Washing your car plays an important role in car maintenance. Regularly cleaning your car helps preserve that fresh-off-the-lot look and can also be a therapeutic process for those who wash their cars by hand, which we strongly recommend.
Although car wash machines are convenient, harsh bristles and debris can cause paint damage, plus the cost adds up quickly. Who wants to wait in a long line on a sunny day anyway?
Keeping up with these proven car washing practices will protect your car and help it maintain its value over time. Let’s get cleaning!
Best tools for washing your car at home:
Convenient Outdoor Water Access + Spray Nozzle
You’ll need to rinse your car at the beginning of the washing process and after soaping it down. Make sure that the water pressure is high enough to remove any loose debris on the car’s paint.
Car Wash Cleaner
We recommend using soap that’s specifically made for washing cars. Other types of soap such as dish detergent can damage the car’s paint. There are several types of car soaps available. You can choose a soap that’s tailored to your car’s coat, or get a general car soap that works with all types of paint.
Car Wheel Soap
Wheels tend to accumulate the most dirt and grime. There are soaps specifically formulated for this cleaning task. Make sure to choose a wheel soap that is compatible with the wheel’s finish (clear coat, chrome, etc).
Car Wash Buckets
We recommend using two buckets that can hold a few gallons of water. Use one bucket for your soap mixture and the other to clean the sponge/mitt as you’re washing the car.
Car Wash Cleaning Mitt
Car wash mitts are better at cleaning and keeping the paint safe from debris compared to typical wash clothes and sponges.
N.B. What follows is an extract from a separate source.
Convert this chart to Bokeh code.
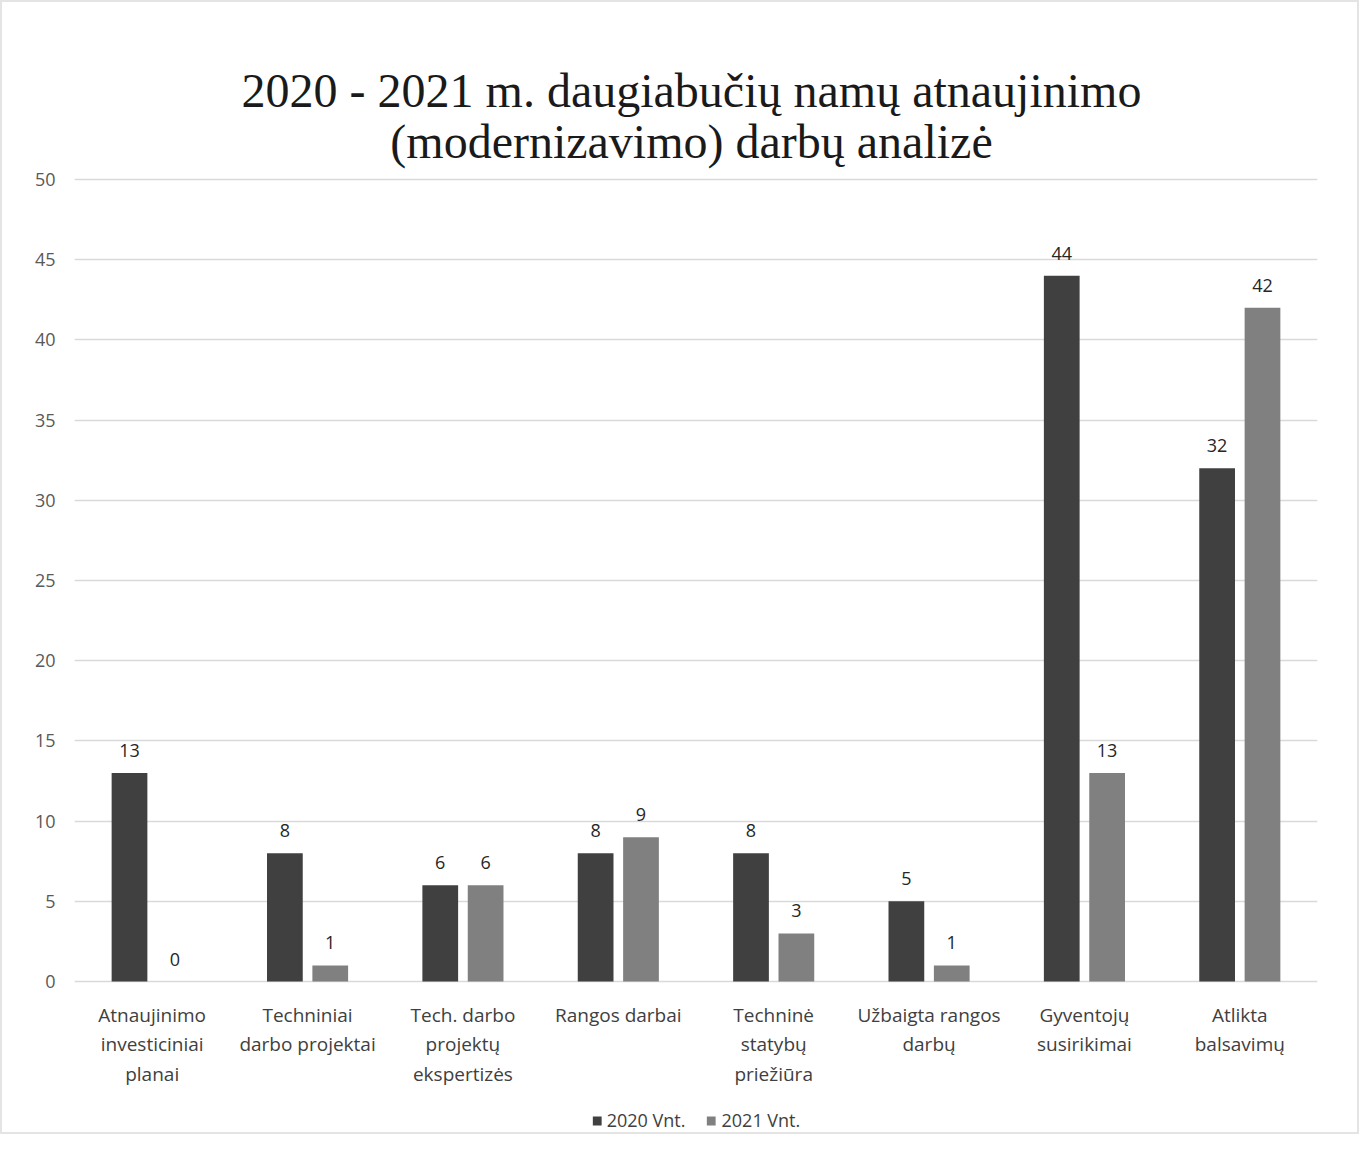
from bokeh.plotting import figure
from bokeh.models import (ColumnDataSource, FactorRange, LabelSet, Label, Legend, LegendItem,
                          FixedTicker, Range1d)
from bokeh.core.properties import value
from bokeh.transform import dodge
from bokeh.embed import file_html
from bokeh.resources import INLINE

categories = [
    "Atnaujinimo\ninvesticiniai\nplanai",
    "Techniniai\ndarbo projektai",
    "Tech. darbo\nprojektų\nekspertizės",
    "Rangos darbai",
    "Techninė\nstatybų\npriežiūra",
    "Užbaigta rangos\ndarbų",
    "Gyventojų\nsusirikimai",
    "Atlikta\nbalsavimų",
]
values_2020 = [13, 8, 6, 8, 8, 5, 44, 32]
values_2021 = [0, 1, 6, 9, 3, 1, 13, 42]
series_names = ["2020 Vnt.", "2021 Vnt."]
y_ticks = [0, 5, 10, 15, 20, 25, 30, 35, 40, 45, 50]
title_lines = ["2020 - 2021 m. daugiabučių namų atnaujinimo", "(modernizavimo) darbų analizė"]

src = ColumnDataSource(dict(
    cat=categories,
    v20=values_2020,
    v21=values_2021,
    l20=[str(v) for v in values_2020],
    l21=[str(v) for v in values_2021],
))

# the frame extends above and below the value area so that title, category
# labels and legend (all drawn inside it) are never clipped
PX_PER_UNIT = 802 / 50
FRAME_H = 1130
y_top = 50 + 177 / PX_PER_UNIT
y_bot = -(151 / PX_PER_UNIT)

p = figure(
    frame_width=1243, frame_height=FRAME_H,
    x_range=FactorRange(*categories, range_padding=0.0),
    y_range=Range1d(y_bot, y_top),
    output_backend="svg", toolbar_location=None,
    min_border_left=72, min_border_right=40, min_border_top=0, min_border_bottom=0,
)

dark = "#404040"
light = "#808080"

r1 = p.vbar(x=dodge("cat", -0.146, range=p.x_range), top="v20", bottom=0, width=0.23,
            source=src, fill_color=dark, line_color=None)
r2 = p.vbar(x=dodge("cat", 0.146, range=p.x_range), top="v21", bottom=0, width=0.23,
            source=src, fill_color=light, line_color=None)

lab_style = dict(text_font=value("Open Sans"), text_font_size="18px", text_color="#262626",
                 text_align="center", text_baseline="alphabetic", y_offset=16)
p.add_layout(LabelSet(x=dodge("cat", -0.146, range=p.x_range), y="v20", text="l20",
                      source=src, **lab_style))
p.add_layout(LabelSet(x=dodge("cat", 0.146, range=p.x_range), y="v21", text="l21",
                      source=src, **lab_style))

# category labels, one LabelSet per text line
split = [c.split("\n") for c in categories]
for i in range(max(len(s) for s in split)):
    cats = [c for c, s in zip(categories, split) if len(s) > i]
    txts = [s[i] for s in split if len(s) > i]
    lsrc = ColumnDataSource(dict(cat=cats, txt=txts, y=[0] * len(cats)))
    p.add_layout(LabelSet(x="cat", y="y", text="txt", source=lsrc,
                          y_offset=-40 - 29.5 * i,
                          text_font=value("Open Sans"), text_font_size="19px",
                          text_color="#404040", text_align="center",
                          text_baseline="alphabetic"))

# title lines (screen units inside the frame)
for line, ypix in zip(title_lines, [1042, 991]):
    p.add_layout(Label(x=617, y=ypix, x_units="screen", y_units="screen", text=line,
                       text_font="Liberation Serif", text_font_size="48px",
                       text_color="#1a1a1a", text_align="center",
                       text_baseline="alphabetic"))

# axes
p.yaxis.ticker = FixedTicker(ticks=y_ticks)
p.yaxis.axis_line_color = None
p.yaxis.major_tick_line_color = None
p.yaxis.minor_tick_line_color = None
p.yaxis.major_label_text_font = "Open Sans"
p.yaxis.major_label_text_font_size = "18px"
p.yaxis.major_label_text_color = "#595959"
p.yaxis.major_label_standoff = 13
p.xaxis.visible = False

p.xgrid.grid_line_color = None
p.ygrid.ticker = FixedTicker(ticks=y_ticks)
p.ygrid.grid_line_color = "#d9d9d9"
p.ygrid.grid_line_width = 1.5
p.outline_line_color = None

legend = Legend(items=[LegendItem(label=series_names[0], renderers=[r1]),
                       LegendItem(label=series_names[1], renderers=[r2])],
                orientation="horizontal", location="bottom_center",
                label_text_font="Open Sans", label_text_font_size="18px",
                label_text_color="#404040", border_line_color=None,
                background_fill_alpha=0,
                glyph_width=11, glyph_height=11, spacing=20, label_standoff=5,
                margin=0, padding=0)
p.add_layout(legend, "center")

p.styles = {"border": "2px solid #e4e4e4"}

open("out.html", "w").write(file_html(p, INLINE))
Lambswool washing mitts do an excellent job of picking up dirt and grime on the car without scratching the paint.
Microfiber Cleaning Cloth
Microfiber cloths are quite versatile and perfect for car washes. Many microfiber cloths are manufactured specifically with car paint in mind to maximize cleaning and minimize paint damage.
Waffle Weave Microfiber Cloth
You will need a separate set of microfiber cloths specifically for your car windows and mirrors. We do not recommend using the same cloth you used for the car’s body because any dirt or grime you picked up with that cloth may end up scratching the window glass. The waffle texture has tight, microfiber knitting and cleans glass well, limiting smears and scratches.
Synthetic Wheel Brush
You don’t want to use an abrasive brush to clean your wheels since there’s a chance you could damage the wheel’s coat. A synthetic wool brush with a plastic handle is a great option for cleaning in and around the wheels.
Using wax on your car after a thorough wash will help your car maintain that sparkle longer while adding a protective layer. Make sure to follow the instructions that come with your choice of car wax.
Sky's the Limit Car Care is another site with car washing and waxing gear. We love options!
7 best car washing practices:
1. Avoid washing your car if it’s too hot out. Excessive sun and heat can dry the soap and water in the middle of the car washing process, which can be a pain. We recommend finding a shaded area or washing the car in the early morning or evening.
2. Cleaning the wheels first is a great practice when it comes to washing cars. The wheels are generally the dirtiest part of the car and you don’t want to risk splashing the dirty soap back onto the clean paint. Plus, the wheels will get wet again when cleaning the body.
3. As stated earlier, rinsing the car’s body off with water is a must before you begin soaping up the car. Removing dirt and debris will help mitigate the chance of scratching the paint during the cleaning process.
4. Prepare two buckets of water—one for the soapy car wash solution and the other to clean off the mitt. Make sure that the soapy solution is well-lathered to provide adequate lubrication for the surface. It’s also important to wash the dirt and debris out of the mitt after cleaning each area. You don’t want to transfer dirty water and debris to another area of the car. If you’re seeing swirl marks on the car paint, then the mitt might be too dirty!
5. Wash the body of the car from top to bottom. Start with the roof of the car, then move on to the windows. Don't forget to use a window-specific cloth! Next, tackle the hood, trunk, and sides.
6. Rinse and dry. Make sure to rinse off all the soap then use a soft, clean cloth to dry off excess water to prevent water stains from forming on the paint of the car. You just worked hard cleaning it after all.
7. Maintenance and upkeep. Just like how the internals of your car require maintenance, the externals also require consistent attention. It's a good habit to wash your car every few weeks (or as much as needed). Waxing your car is also a great practice to help protect the paint and boost that shine.